Transcriptome-wide Association Study
Gene expression levels in the whole blood tissues of the participants were predicted using PrediXcan 30. The imputed genomic data of each cohort were used as input for the analysis. The gene-wise association between gene expression (a response variable) and self-rated depression (an explanatory variable) was estimated using a linear regression model with the same covariates used in the GWAS. Moreover, the false discovery rate (FDR) was estimated for each chromosome.
Mr Analysis
In this study, MR analysis was performed to identify the causal relationship between a gene and the risk of depressive symptoms. Generalized summary-data-based MR (GSMR) 31 implemented in Genome-wide complex trait analysis (GCTA) (v1.94.0b) 32 was used for the analysis with its default options. It required two summary statistics from regression models between variants and exposure or outcome and reference samples for LD estimation.
We estimated the summary statistic of the association between the expression levels of genes and variants in the imputed H-PEACE dataset using a linear regression model with the same covariates used in the GWAS. The GWAS result of the imputed GENIE dataset was used for the other summary statistic. East Asian samples in 1000 Genomes Phase 3 v5a were used as reference samples.
Association Study Between Variants Or A Gene And Each Depressive Symptom
GWASs of each item were performed considering the phenotype as 0 if the score was 0 or 1 otherwise and adjusting the effects of sex, age, BMI, and top four PC scores in each cohort. Meta-analyses for each item were performed using METAL. Associations between gene expression and the phenotype of each item were estimated with the same model used in the GWAS, except for replacing the number of minor alleles of a variant with the expression level of a gene in the two cohorts. Further, their Z statistics were summed by weighting their corresponding inverses of standard errors, and the P-values were calculated using the weighted Z statistics. Statistical analyses were performed using R and Rex (v3.6.1) 33.

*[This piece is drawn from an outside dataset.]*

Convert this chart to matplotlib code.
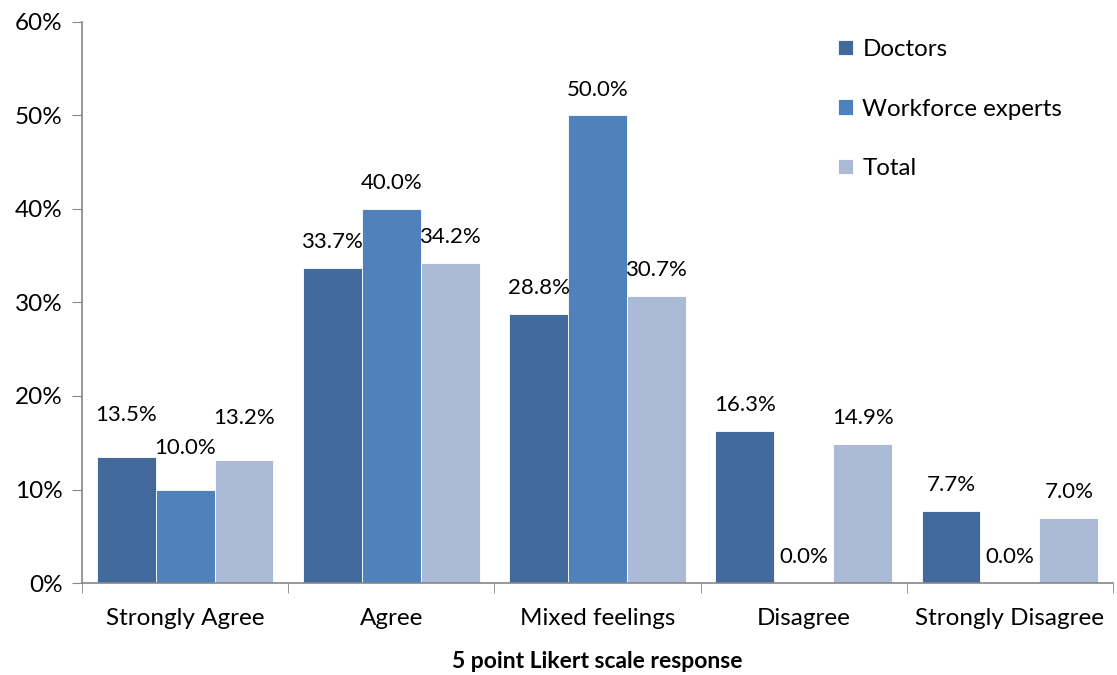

Estimation Of Phenotypic And Genotype Correlations Between Depressive Symptoms
Based on the scores (0–3 scale), pairwise phenotypic correlations were estimated between the 21 BDI items in the H-PEACE and GENIE cohorts, respectively. Moreover, the items in combining the two cohorts were grouped into four clusters using hcluster function implemented in the amap R package (v0.8-18) with designating method and link options as Pearson and average, respectively. The phenotypes in each cluster were divided into two groups based on a cutoff in proportion to the number of items in the cluster. For example, the cutoff was set to 6.67, which was 10 times 14 divided by 21, in cluster 4 which included 14 items. GWASs were performed in each cluster of the two cohorts, respectively, with adjusting the effects of the same covariates used as above. Then, the results were combined by METAL.
In each cohort, genetic correlation between items were estimated by performing a bivariate GREML analysis implemented in GCTA with adjusting the effects of sex, age, BMI, and top four PC scores, respectively. Prevalence of each item was estimated as ratio of non-zero score of the item, and specified in the GREML analysis. Genetic relationship matrix was calculated by pruned variants with having larger than 0.1 MAF.
Ethics Statement
This study was approved by the institutional review boards of Seoul National University Hospital (H-1708-120-880) and Kangbuk Samsung Hospital (2019-08-006). All participants were provided written informed consent and the study was performed according to relevant guidelines and regulations.